The simple answer is Yes. The more realistic answer is most likely not. Typically a new tenant will ask a landlord for free rents, tenant improvement money and other concessions as enticement to lease a particular suite. These concessions can quickly add up to equal 6-12 months of future rents. So, asking a landlord to make all the typical concessions AND pay off 12 months of your current lease is most likely not a reasonable prospect. On the other hand, maybe if you were to agree to take the new space “as-is” with NO concessions, then possibly the landlord would have money available to pay off your old lease term.

Property Management (1):

Can you help me to transfer a Liquor License?
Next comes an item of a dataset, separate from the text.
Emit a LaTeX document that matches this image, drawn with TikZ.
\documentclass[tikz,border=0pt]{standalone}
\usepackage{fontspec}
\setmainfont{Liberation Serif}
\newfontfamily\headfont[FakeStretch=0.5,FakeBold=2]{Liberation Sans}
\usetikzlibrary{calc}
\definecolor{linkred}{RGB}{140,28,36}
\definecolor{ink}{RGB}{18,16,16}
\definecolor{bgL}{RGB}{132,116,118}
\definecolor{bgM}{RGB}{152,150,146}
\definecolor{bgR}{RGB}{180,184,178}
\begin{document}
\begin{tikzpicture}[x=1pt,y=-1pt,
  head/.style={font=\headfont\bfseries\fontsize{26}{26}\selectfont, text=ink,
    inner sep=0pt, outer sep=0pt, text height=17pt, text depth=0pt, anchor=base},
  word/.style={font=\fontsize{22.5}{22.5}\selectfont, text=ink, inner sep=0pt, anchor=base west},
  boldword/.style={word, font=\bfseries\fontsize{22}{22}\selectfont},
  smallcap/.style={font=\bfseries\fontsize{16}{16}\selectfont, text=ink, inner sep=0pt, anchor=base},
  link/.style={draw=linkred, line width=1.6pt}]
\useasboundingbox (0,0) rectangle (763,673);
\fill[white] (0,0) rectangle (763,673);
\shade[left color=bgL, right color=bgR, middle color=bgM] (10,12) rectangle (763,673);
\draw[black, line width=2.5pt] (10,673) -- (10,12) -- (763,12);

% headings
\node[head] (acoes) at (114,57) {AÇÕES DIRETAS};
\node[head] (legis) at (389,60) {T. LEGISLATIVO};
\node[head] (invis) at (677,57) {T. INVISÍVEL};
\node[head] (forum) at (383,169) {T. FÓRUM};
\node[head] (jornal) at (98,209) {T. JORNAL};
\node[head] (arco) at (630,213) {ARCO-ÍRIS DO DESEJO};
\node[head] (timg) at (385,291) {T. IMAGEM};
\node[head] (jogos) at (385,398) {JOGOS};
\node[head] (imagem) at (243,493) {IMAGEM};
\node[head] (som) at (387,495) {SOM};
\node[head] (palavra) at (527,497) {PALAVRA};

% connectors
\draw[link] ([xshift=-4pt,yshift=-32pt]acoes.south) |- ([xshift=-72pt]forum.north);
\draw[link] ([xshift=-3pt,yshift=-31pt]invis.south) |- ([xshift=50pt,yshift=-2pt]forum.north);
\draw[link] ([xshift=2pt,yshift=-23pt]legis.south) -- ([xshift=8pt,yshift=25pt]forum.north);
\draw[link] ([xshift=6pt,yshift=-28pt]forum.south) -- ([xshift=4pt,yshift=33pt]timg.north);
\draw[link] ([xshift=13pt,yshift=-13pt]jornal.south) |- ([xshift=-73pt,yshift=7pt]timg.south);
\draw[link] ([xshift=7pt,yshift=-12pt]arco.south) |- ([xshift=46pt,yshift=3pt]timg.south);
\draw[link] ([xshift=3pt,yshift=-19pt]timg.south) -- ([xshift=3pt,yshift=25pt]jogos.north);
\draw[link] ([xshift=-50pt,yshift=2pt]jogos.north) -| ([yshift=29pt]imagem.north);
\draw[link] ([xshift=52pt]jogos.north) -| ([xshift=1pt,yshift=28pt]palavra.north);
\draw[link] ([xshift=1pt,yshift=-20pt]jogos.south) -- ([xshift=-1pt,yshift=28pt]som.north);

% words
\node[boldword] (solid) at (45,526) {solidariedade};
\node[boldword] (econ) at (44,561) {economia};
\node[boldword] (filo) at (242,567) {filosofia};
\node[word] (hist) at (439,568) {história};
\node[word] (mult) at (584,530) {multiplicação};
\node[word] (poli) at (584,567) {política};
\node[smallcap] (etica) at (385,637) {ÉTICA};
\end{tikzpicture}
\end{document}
Yes we can. Over the years, we have helped a number of individuals coordinate both the transfer of, or the full application for, a Liquor License. The process is not that tricky but it does involve numerous steps and payment of fees ranging from $3500.00 – $7500.00 depending on the type and current status of the license.

We are  able to direct you to the correct State agencies as well as introduce you to attorneys who specialize in this field of work.